[Start of DATA FOR PROCESSING]
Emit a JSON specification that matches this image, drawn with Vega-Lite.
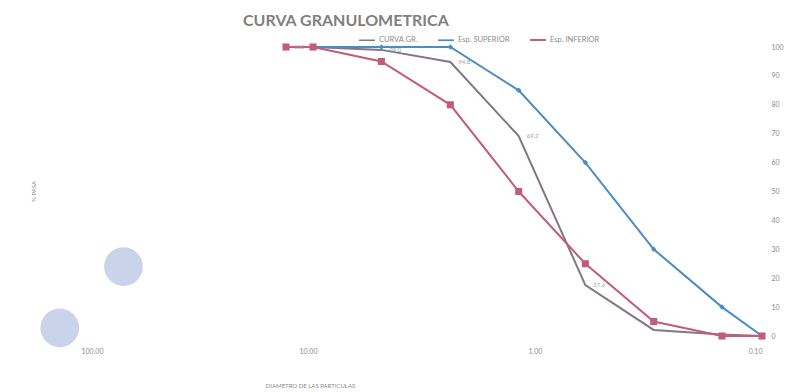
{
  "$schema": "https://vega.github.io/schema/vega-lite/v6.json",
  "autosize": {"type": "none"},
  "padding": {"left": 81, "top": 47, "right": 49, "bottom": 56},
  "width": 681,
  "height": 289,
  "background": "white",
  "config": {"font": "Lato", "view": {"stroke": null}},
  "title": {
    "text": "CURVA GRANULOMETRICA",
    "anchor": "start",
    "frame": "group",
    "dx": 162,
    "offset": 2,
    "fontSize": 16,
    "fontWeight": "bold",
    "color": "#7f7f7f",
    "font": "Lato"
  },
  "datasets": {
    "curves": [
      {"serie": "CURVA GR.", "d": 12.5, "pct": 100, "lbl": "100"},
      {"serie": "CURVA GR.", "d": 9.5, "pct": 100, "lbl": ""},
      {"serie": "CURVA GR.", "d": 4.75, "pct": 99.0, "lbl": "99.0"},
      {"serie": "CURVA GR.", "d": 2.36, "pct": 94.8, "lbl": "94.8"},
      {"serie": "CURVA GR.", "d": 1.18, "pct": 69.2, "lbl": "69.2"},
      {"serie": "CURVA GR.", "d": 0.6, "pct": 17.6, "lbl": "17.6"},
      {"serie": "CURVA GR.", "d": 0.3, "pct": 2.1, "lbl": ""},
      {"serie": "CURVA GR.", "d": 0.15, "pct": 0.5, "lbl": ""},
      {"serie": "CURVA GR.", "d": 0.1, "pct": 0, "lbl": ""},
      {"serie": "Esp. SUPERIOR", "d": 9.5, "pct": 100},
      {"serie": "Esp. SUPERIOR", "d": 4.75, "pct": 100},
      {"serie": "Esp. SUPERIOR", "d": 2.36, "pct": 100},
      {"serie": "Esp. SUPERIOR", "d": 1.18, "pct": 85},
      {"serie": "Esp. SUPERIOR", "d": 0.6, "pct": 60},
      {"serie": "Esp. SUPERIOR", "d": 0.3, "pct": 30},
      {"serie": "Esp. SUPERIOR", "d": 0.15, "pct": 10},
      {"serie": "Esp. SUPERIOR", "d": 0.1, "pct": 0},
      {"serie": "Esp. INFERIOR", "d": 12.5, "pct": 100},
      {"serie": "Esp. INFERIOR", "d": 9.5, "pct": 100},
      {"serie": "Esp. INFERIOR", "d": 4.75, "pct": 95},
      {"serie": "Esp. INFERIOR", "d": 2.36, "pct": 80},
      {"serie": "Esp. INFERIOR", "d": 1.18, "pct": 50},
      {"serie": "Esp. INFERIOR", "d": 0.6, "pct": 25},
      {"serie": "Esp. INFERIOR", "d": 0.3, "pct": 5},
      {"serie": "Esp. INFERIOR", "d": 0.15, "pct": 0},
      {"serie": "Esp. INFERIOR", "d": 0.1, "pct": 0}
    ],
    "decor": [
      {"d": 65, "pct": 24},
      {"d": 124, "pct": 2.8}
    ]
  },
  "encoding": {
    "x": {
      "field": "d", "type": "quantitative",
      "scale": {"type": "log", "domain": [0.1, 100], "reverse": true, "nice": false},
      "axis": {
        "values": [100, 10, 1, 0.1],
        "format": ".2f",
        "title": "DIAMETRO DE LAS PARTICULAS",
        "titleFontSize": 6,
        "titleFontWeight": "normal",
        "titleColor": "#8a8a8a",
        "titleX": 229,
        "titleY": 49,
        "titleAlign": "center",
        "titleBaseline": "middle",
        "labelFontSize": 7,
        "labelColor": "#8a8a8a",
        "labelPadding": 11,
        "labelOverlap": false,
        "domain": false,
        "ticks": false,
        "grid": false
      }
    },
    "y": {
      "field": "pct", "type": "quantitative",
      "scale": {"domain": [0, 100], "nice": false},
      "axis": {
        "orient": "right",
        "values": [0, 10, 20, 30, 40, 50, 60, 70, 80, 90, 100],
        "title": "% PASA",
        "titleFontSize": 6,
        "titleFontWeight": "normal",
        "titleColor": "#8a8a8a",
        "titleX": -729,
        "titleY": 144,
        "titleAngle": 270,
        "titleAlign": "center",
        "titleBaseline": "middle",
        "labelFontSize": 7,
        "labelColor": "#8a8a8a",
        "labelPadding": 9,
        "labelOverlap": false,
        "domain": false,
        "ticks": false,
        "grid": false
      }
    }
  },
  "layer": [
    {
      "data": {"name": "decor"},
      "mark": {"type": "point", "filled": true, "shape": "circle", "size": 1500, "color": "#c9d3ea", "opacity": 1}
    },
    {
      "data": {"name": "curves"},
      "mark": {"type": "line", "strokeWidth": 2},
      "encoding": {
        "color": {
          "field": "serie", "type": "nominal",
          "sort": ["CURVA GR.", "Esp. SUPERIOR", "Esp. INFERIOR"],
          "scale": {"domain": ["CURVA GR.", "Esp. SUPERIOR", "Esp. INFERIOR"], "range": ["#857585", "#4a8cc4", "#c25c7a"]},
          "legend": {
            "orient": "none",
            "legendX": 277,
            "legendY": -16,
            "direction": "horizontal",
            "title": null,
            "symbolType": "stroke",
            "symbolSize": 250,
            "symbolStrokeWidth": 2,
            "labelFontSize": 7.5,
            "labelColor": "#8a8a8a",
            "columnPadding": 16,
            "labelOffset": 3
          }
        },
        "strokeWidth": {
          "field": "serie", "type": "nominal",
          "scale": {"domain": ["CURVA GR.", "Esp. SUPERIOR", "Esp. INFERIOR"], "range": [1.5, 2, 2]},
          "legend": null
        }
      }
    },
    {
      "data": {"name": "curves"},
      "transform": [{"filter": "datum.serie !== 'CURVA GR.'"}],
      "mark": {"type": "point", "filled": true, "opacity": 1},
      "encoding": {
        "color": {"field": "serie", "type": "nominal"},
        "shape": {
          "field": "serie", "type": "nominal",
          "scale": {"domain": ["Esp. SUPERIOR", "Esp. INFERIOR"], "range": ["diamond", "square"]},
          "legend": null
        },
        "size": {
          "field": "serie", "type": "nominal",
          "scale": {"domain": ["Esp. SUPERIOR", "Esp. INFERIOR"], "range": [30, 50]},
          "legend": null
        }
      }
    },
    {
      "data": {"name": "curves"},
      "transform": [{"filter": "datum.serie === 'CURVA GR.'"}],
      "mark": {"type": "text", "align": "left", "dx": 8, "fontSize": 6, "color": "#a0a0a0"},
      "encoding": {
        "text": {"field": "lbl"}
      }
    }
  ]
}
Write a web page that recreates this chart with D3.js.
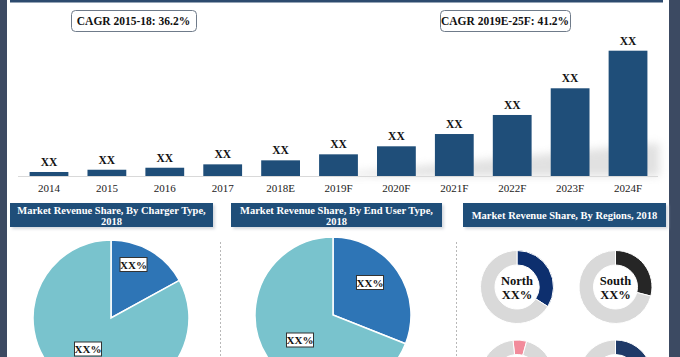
[End of DATA FOR PROCESSING]
■ EXERCISE OBJECTIVE
All of the material above is to be copied exactly, except for its images.

■ RESULT OF THIS EXERCISE
Emit a JSON specification that matches this image, drawn with Vega-Lite.
{
  "$schema": "https://vega.github.io/schema/vega-lite/v6.json",
  "autosize": {"type": "none"},
  "padding": {"left": 81, "top": 47, "right": 49, "bottom": 56},
  "width": 681,
  "height": 289,
  "background": "white",
  "config": {"font": "Lato", "view": {"stroke": null}},
  "title": {
    "text": "CURVA GRANULOMETRICA",
    "anchor": "start",
    "frame": "group",
    "dx": 162,
    "offset": 2,
    "fontSize": 16,
    "fontWeight": "bold",
    "color": "#7f7f7f",
    "font": "Lato"
  },
  "datasets": {
    "curves": [
      {"serie": "CURVA GR.", "d": 12.5, "pct": 100, "lbl": "100"},
      {"serie": "CURVA GR.", "d": 9.5, "pct": 100, "lbl": ""},
      {"serie": "CURVA GR.", "d": 4.75, "pct": 99.0, "lbl": "99.0"},
      {"serie": "CURVA GR.", "d": 2.36, "pct": 94.8, "lbl": "94.8"},
      {"serie": "CURVA GR.", "d": 1.18, "pct": 69.2, "lbl": "69.2"},
      {"serie": "CURVA GR.", "d": 0.6, "pct": 17.6, "lbl": "17.6"},
      {"serie": "CURVA GR.", "d": 0.3, "pct": 2.1, "lbl": ""},
      {"serie": "CURVA GR.", "d": 0.15, "pct": 0.5, "lbl": ""},
      {"serie": "CURVA GR.", "d": 0.1, "pct": 0, "lbl": ""},
      {"serie": "Esp. SUPERIOR", "d": 9.5, "pct": 100},
      {"serie": "Esp. SUPERIOR", "d": 4.75, "pct": 100},
      {"serie": "Esp. SUPERIOR", "d": 2.36, "pct": 100},
      {"serie": "Esp. SUPERIOR", "d": 1.18, "pct": 85},
      {"serie": "Esp. SUPERIOR", "d": 0.6, "pct": 60},
      {"serie": "Esp. SUPERIOR", "d": 0.3, "pct": 30},
      {"serie": "Esp. SUPERIOR", "d": 0.15, "pct": 10},
      {"serie": "Esp. SUPERIOR", "d": 0.1, "pct": 0},
      {"serie": "Esp. INFERIOR", "d": 12.5, "pct": 100},
      {"serie": "Esp. INFERIOR", "d": 9.5, "pct": 100},
      {"serie": "Esp. INFERIOR", "d": 4.75, "pct": 95},
      {"serie": "Esp. INFERIOR", "d": 2.36, "pct": 80},
      {"serie": "Esp. INFERIOR", "d": 1.18, "pct": 50},
      {"serie": "Esp. INFERIOR", "d": 0.6, "pct": 25},
      {"serie": "Esp. INFERIOR", "d": 0.3, "pct": 5},
      {"serie": "Esp. INFERIOR", "d": 0.15, "pct": 0},
      {"serie": "Esp. INFERIOR", "d": 0.1, "pct": 0}
    ],
    "decor": [
      {"d": 65, "pct": 24},
      {"d": 124, "pct": 2.8}
    ]
  },
  "encoding": {
    "x": {
      "field": "d", "type": "quantitative",
      "scale": {"type": "log", "domain": [0.1, 100], "reverse": true, "nice": false},
      "axis": {
        "values": [100, 10, 1, 0.1],
        "format": ".2f",
        "title": "DIAMETRO DE LAS PARTICULAS",
        "titleFontSize": 6,
        "titleFontWeight": "normal",
        "titleColor": "#8a8a8a",
        "titleX": 229,
        "titleY": 49,
        "titleAlign": "center",
        "titleBaseline": "middle",
        "labelFontSize": 7,
        "labelColor": "#8a8a8a",
        "labelPadding": 11,
        "labelOverlap": false,
        "domain": false,
        "ticks": false,
        "grid": false
      }
    },
    "y": {
      "field": "pct", "type": "quantitative",
      "scale": {"domain": [0, 100], "nice": false},
      "axis": {
        "orient": "right",
        "values": [0, 10, 20, 30, 40, 50, 60, 70, 80, 90, 100],
        "title": "% PASA",
        "titleFontSize": 6,
        "titleFontWeight": "normal",
        "titleColor": "#8a8a8a",
        "titleX": -729,
        "titleY": 144,
        "titleAngle": 270,
        "titleAlign": "center",
        "titleBaseline": "middle",
        "labelFontSize": 7,
        "labelColor": "#8a8a8a",
        "labelPadding": 9,
        "labelOverlap": false,
        "domain": false,
        "ticks": false,
        "grid": false
      }
    }
  },
  "layer": [
    {
      "data": {"name": "decor"},
      "mark": {"type": "point", "filled": true, "shape": "circle", "size": 1500, "color": "#c9d3ea", "opacity": 1}
    },
    {
      "data": {"name": "curves"},
      "mark": {"type": "line", "strokeWidth": 2},
      "encoding": {
        "color": {
          "field": "serie", "type": "nominal",
          "sort": ["CURVA GR.", "Esp. SUPERIOR", "Esp. INFERIOR"],
          "scale": {"domain": ["CURVA GR.", "Esp. SUPERIOR", "Esp. INFERIOR"], "range": ["#857585", "#4a8cc4", "#c25c7a"]},
          "legend": {
            "orient": "none",
            "legendX": 277,
            "legendY": -16,
            "direction": "horizontal",
            "title": null,
            "symbolType": "stroke",
            "symbolSize": 250,
            "symbolStrokeWidth": 2,
            "labelFontSize": 7.5,
            "labelColor": "#8a8a8a",
            "columnPadding": 16,
            "labelOffset": 3
          }
        },
        "strokeWidth": {
          "field": "serie", "type": "nominal",
          "scale": {"domain": ["CURVA GR.", "Esp. SUPERIOR", "Esp. INFERIOR"], "range": [1.5, 2, 2]},
          "legend": null
        }
      }
    },
    {
      "data": {"name": "curves"},
      "transform": [{"filter": "datum.serie !== 'CURVA GR.'"}],
      "mark": {"type": "point", "filled": true, "opacity": 1},
      "encoding": {
        "color": {"field": "serie", "type": "nominal"},
        "shape": {
          "field": "serie", "type": "nominal",
          "scale": {"domain": ["Esp. SUPERIOR", "Esp. INFERIOR"], "range": ["diamond", "square"]},
          "legend": null
        },
        "size": {
          "field": "serie", "type": "nominal",
          "scale": {"domain": ["Esp. SUPERIOR", "Esp. INFERIOR"], "range": [30, 50]},
          "legend": null
        }
      }
    },
    {
      "data": {"name": "curves"},
      "transform": [{"filter": "datum.serie === 'CURVA GR.'"}],
      "mark": {"type": "text", "align": "left", "dx": 8, "fontSize": 6, "color": "#a0a0a0"},
      "encoding": {
        "text": {"field": "lbl"}
      }
    }
  ]
}
Write a web page that recreates this chart with D3.js.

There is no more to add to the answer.